Das Sozialgericht hat verdeutlicht, dass nicht der gesamte Bereich des privaten Lebens grundgesetzlich absolut geschützt sei. Als gemeinschaftsbezogener und gemeinschaftsgebundener Bürger müsse vielmehr jedermann staatliche Maßnahmen hinnehmen, die im überwiegenden Interesse der Allgemeinheit unter strikter Wahrung des Verhältnismäßigkeitsgrundsatzes getroffen würden, soweit sie nicht den unantastbaren Bereich privater Lebensgestaltung beeinträchtigten. Die Abgabe einer solchen Freiwilligkeitserklärung beeinträchtige nicht diesen unantastbaren Lebensbereich, zumal das Verhalten des Antragstellers widersprüchlich sei. Einerseits verweigere er die Passbeschaffung mangels Abgabe der Freiwilligkeitserklärung und andererseits berufe er sich darauf, dass die Voraussetzungen für eine Leistungskürzung nicht vorlägen, obwohl er die Ausstellung des Passes selbst in den Händen habe und das Fehlen eines Passes, Passersatzes oder Rückreisedokuments als den Grund, der seine Ausreise hindert, selbst zu vertreten habe.

Schließlich hat das Sozialgericht dem Eilantrag bei der Leistungshöhe geringfügig stattgegeben, weil ein gemeinsames Wirtschaften des Antragstellers mit anderen Bewohnern der Gemeinschaftsunterkunft nicht ersichtlich gewesen sei. Das Existenzminimum sei gewährleistet. Höhere Bedarfe könne der Antragsteller im Einzelfall nachweisen.

Sozialgericht Frankfurt am Main, Beschluss vom 26. April 2022, Az.: S 30 AY 8/22 ER, nicht rechtskräftig.

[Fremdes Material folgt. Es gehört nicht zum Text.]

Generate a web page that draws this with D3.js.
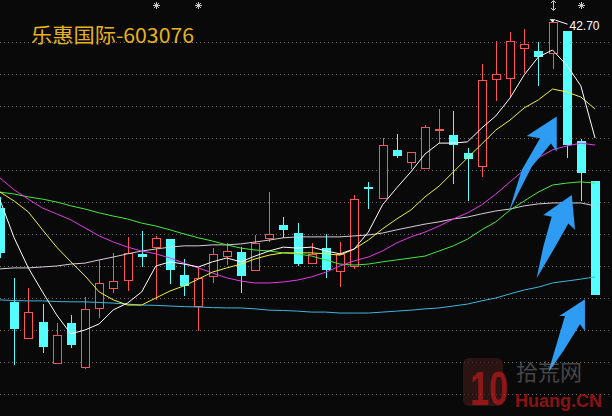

Die Entscheidung ist unter www.lareda.hessenrecht.hessen.de eingestellt.

Hinweise zur Rechtslage

§ 1 Absatz 1 Asylbewerberleistungsgesetz (AsylbLG)

Leistungsberechtigt nach diesem Gesetz sind Ausländer, die sich tatsächlich im Bundesgebiet aufhalten und die (…)

4. eine Duldung nach § 60a des Aufenthaltsgesetzes besitzen,
5. vollziehbar ausreisepflichtig sind, auch wenn eine Abschiebungsandrohung noch nicht oder nicht mehr vollziehbar ist.

§ 1b AsylbLG

Absatz 1: 1Leistungsberechtigte nach § 1 Absatz 1 Nummer 5, für die ein Ausreisetermin und eine Ausreisemöglichkeit feststehen, haben ab dem auf den Ausreisetermin folgenden Tag keinen Anspruch auf Leistungen nach den §§ 2, 3 und 6, es sei denn, die Ausreise konnte aus Gründen, die sie nicht zu vertreten haben, nicht durchgeführt werden. 2Ihnen werden bis zu ihrer Ausreise oder der Durchführung ihrer Abschiebung nur noch Leistungen zur Deckung ihres Bedarfs an Ernährung und Unterkunft einschließlich Heizung sowie Körper- und Gesundheitspflege gewährt. 3Nur soweit im Einzelfall besondere Umstände vorliegen, können ihnen auch andere Leistungen im Sinne von § 3 Absatz 1 Satz 1 gewährt werden. 4Die Leistungen sollen als Sachleistungen erbracht werden.

(…)

Absatz 3 Satz 1: Leistungsberechtigte nach § 1 Absatz 1 Nummer 4 und 5, bei denen aus von ihnen selbst zu vertretenden Gründen aufenthaltsbeendende Maßnahmen nicht vollzogen werden können, erhalten ab dem auf die Vollziehbarkeit einer Abschiebungsandrohung oder Vollziehbarkeit einer Abschiebungsanordnung folgenden Tag nur Leistungen entsprechend Absatz 1.